Happy New Year - the Year of the Drum!
I had thought about discontinuing this blog, but here it goes. I enjoyed this Youtube video on Catullus 22: https://www.youtube.com/watch?v=6IwWkiX5xg0 . It begins and ends with the poem in Latin, with a detailed analysis in between. The Zukosfkys' version made more sense when I read it again after watching the video.
For '15 I've started reading another book of poetry, Fitzgerald's translation of The Odyssey. Embarrassingly, I've never read the whole Odyssey. I used a line of Pound's as an excuse: he said no decent translation existed in English. Well, since I hope to finish my book on Wilson and Joyce by the end of 2016, it seemed like a good time to read some Homer to help me understand Ulysses.
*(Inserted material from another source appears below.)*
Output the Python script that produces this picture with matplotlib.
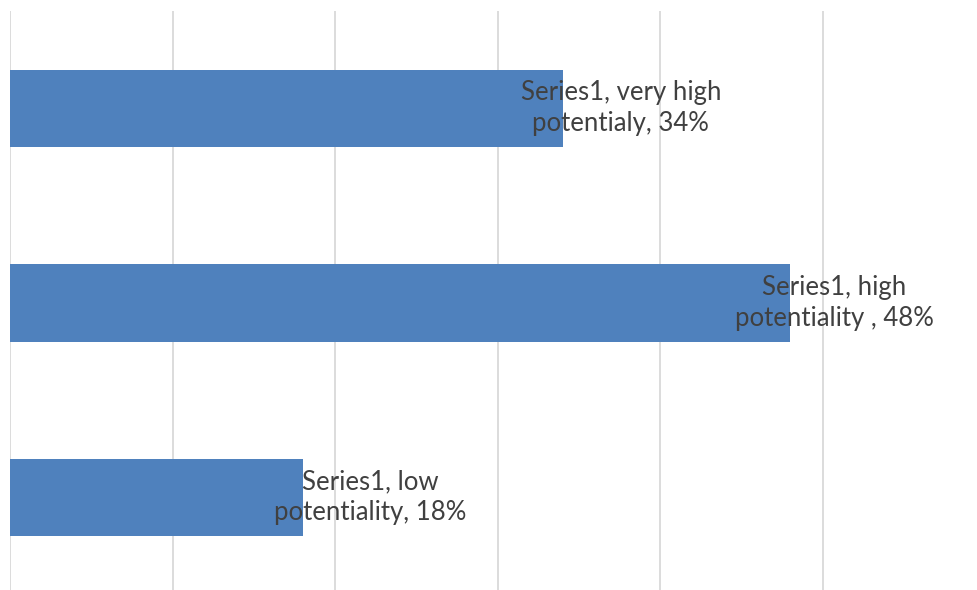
import matplotlib
matplotlib.use("Agg")
import matplotlib.pyplot as plt

series_name = "Series1"
categories = ["very high\npotentialy", "high\npotentiality ", "low\npotentiality"]
values = [34, 48, 18]
# label shift right of the bar end, in points
label_shift = [42, 32, 49]

plt.rcParams['font.family'] = ['Lato', 'DejaVu Sans']

fig = plt.figure(figsize=(9.77, 5.90), dpi=100)
ax = fig.add_axes([10 / 977, -0.008, 1 - 10 / 977, 0.989])

ypos = list(range(len(values)))
ax.barh(ypos, values, height=0.4, color="#4F81BD", zorder=2)

for y, v, cat, dx in zip(ypos, values, categories, label_shift):
    ax.annotate("{}, {}, {}%".format(series_name, cat, v), xy=(v, y),
                xytext=(dx, 0), textcoords="offset points",
                ha="center", va="center", multialignment="center",
                fontsize=18.5, color="#404040", linespacing=1.3, zorder=3)

ax.set_xlim(0, 59.5)
ax.set_ylim(2.5, -0.5)
ax.set_xticks(range(0, 60, 10))
ax.grid(axis="x", color="#D9D9D9", linewidth=1.3, zorder=0)
ax.tick_params(left=False, bottom=False, labelleft=False, labelbottom=False)
for s in ax.spines.values():
    s.set_visible(False)

fig.savefig("out.png", dpi=100)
I now have bookmarks in fifteen books of poetry: The Collected Poems of Ray Bradbury, which I may finish this year during a "science fiction week" I have planned this summer; a book of Chaucer; a bilingual Inferno which I hope to finish in May as the Dante Society at my high school finishes the Inferno; The Portable Dante; The Collected Poems of Emily Dickinson; The Collected Poems of Robert Frost; an iBook by Robert Herrick; The Odyssey; a volume of Irish poetry; The Collected Poems of Patrick Kavanagh (the poet Desmond Egan told me "to do myself a favor" and buy this book thirty years ago); From Totems to Hip-Hop edited by Ishmael Reed; The Faerie Queen by Spenser; The Collected Poems of William Carlos Williams (as I make my chronological trek through film history, I read his poems for each year - I plan to read his 1954 poems this month, and I plan to finish the book when I reach 1962 later this year); "A" (I just finished my annual read through - I may work on "A"-24 and/or the index Zukofsky compiled between now and December); and the Complete Short Poetry by Zukofsky, which includes Louis and Celia's versions of Catullus.